The problem: I have a n x k matrix A, n>=k, with real-valued entries representing a cost. Both n and k are going to be pretty small in general (n<10, k<5). I want to find the mapping of rows onto columns that minimizes the total cost of the matrix, subject to the constraint that no single row can be used twice.

I think this is sort of like Algorithm X in that a reasonable approach seems to be:

  1. Pick a column in A and find the minimum value in it.
  2. Remove that row and that column. Now you're left with Asub.
  3. Go to Step 1 and repeat with Asub, and a new column selection, until ncol(Asub)=1.

But I can't figure out how to create a recursive data structure in R that will store the resulting tree of cell-level costs. Here's what I have so far, which only makes it down one branch, and so doesn't find the optimal solution.

# This version of the algorithm always selects the first column. We need to make it 
# traverse all branches.
algorithmX <- function(A) {
  for (c in 1:ncol(A)) {
    r <- which.min(A[,c])
    memory <- data.frame(LP_Number = colnames(A)[c], 
                         Visit_Number = rownames(A)[r], 
                         cost = as.numeric(A[r,c]))
    if (length(colnames(A))>1) {
      Ared <- A[-r, -c, drop=FALSE]
      return( rbind(memory, algorithmX(Ared)) )
    }
    else {
      return(memory)
    }
  }
}

foo <- c(8.95,3.81,1.42,1.86,4.32,7.16,12.86,7.59,5.47,2.12,
         0.52,3.19,13.97,8.79,6.52,3.37,0.91,2.03)
colnames(foo) <- paste0("col",c(1:3))
rownames(foo) <- paste0("row",c(1:6))
algorithmX(foo)

I'm sure I'm missing something basic in how to handle recursion in an R function. I'm also happy to hear other ways of solving this problem if this algorithm isn't actually the best fit.

2 Answers

1
ErinMcJ On Best Solutions

Thanks to user2554330 above for some pointers on how to structure a recursive function so that values are retained. I modified their code as follows, and now it appears to work, catching all the corner cases I had identified before that necessitated me writing this function in the first place!

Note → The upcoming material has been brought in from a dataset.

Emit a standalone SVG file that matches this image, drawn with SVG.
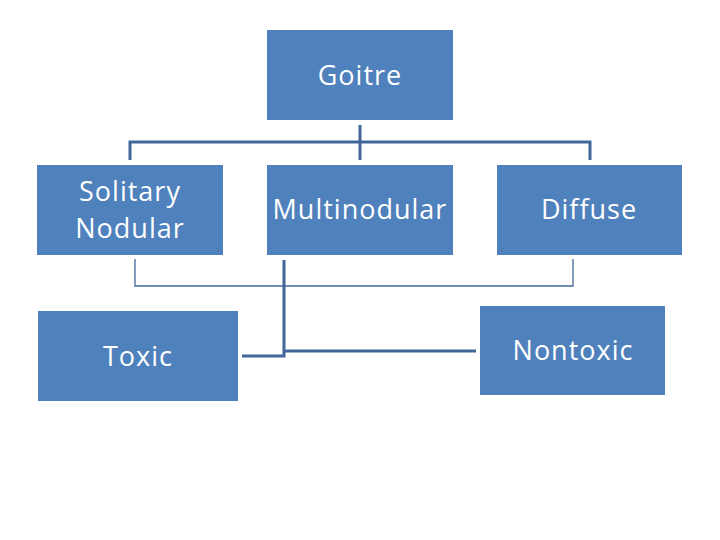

algorithmX <- function(A) {
  best.match <- data.frame(LP_Number=numeric(), Visit_Number=numeric(), cost=numeric(), total.cost=numeric())
  for (c in 1:ncol(A)) {
    r <- which.min(A[,c])
    memory <- data.frame(LP_Number = colnames(A)[c], 
                         Visit_Number = rownames(A)[r], 
                         cost = as.numeric(A[r,c]),
                         total.cost = as.numeric(NA))
    if (length(colnames(A))>1) {
      Ared <- A[-r, -c, drop=FALSE]
      memory <- rbind(memory, algorithmX(Ared))
    }
    total.cost <- summarize(memory, sum(cost)) %>% unlist() %>% as.numeric()
    memory$total.cost <- total.cost
    if (length(best.match$total.cost)==0 | memory$total.cost[1] < best.match$total.cost[1]) {
      best.match <- memory
    }
  }
  return(best.match)
}
1
user2554330 On

You've missed setting up foo as a matrix, so you can't set colnames(foo) or rownames(foo). Assuming that's just a typo, there's also the issue that you never visit anything other than c = 1, because both branches of the inner test return something. You probably want to collect the results in the loop, pick the best one, and return that.

For example,

algorithmX <- function(A) {
  bestcost <- Inf
  save <- NULL
  for (c in 1:ncol(A)) {
    r <- which.min(A[,c])
    memory <- data.frame(LP_Number = colnames(A)[c], 
                         Visit_Number = rownames(A)[r], 
                         cost = as.numeric(A[r,c]))
    if (length(colnames(A))>1) {
      Ared <- A[-r, -c, drop=FALSE]
      memory <- rbind(memory, algorithmX(Ared)) 
    }
    if (sum(memory$cost) < bestcost) {
      bestcost <- sum(memory$cost)
      save <- memory
    }
  }
  return(save)
}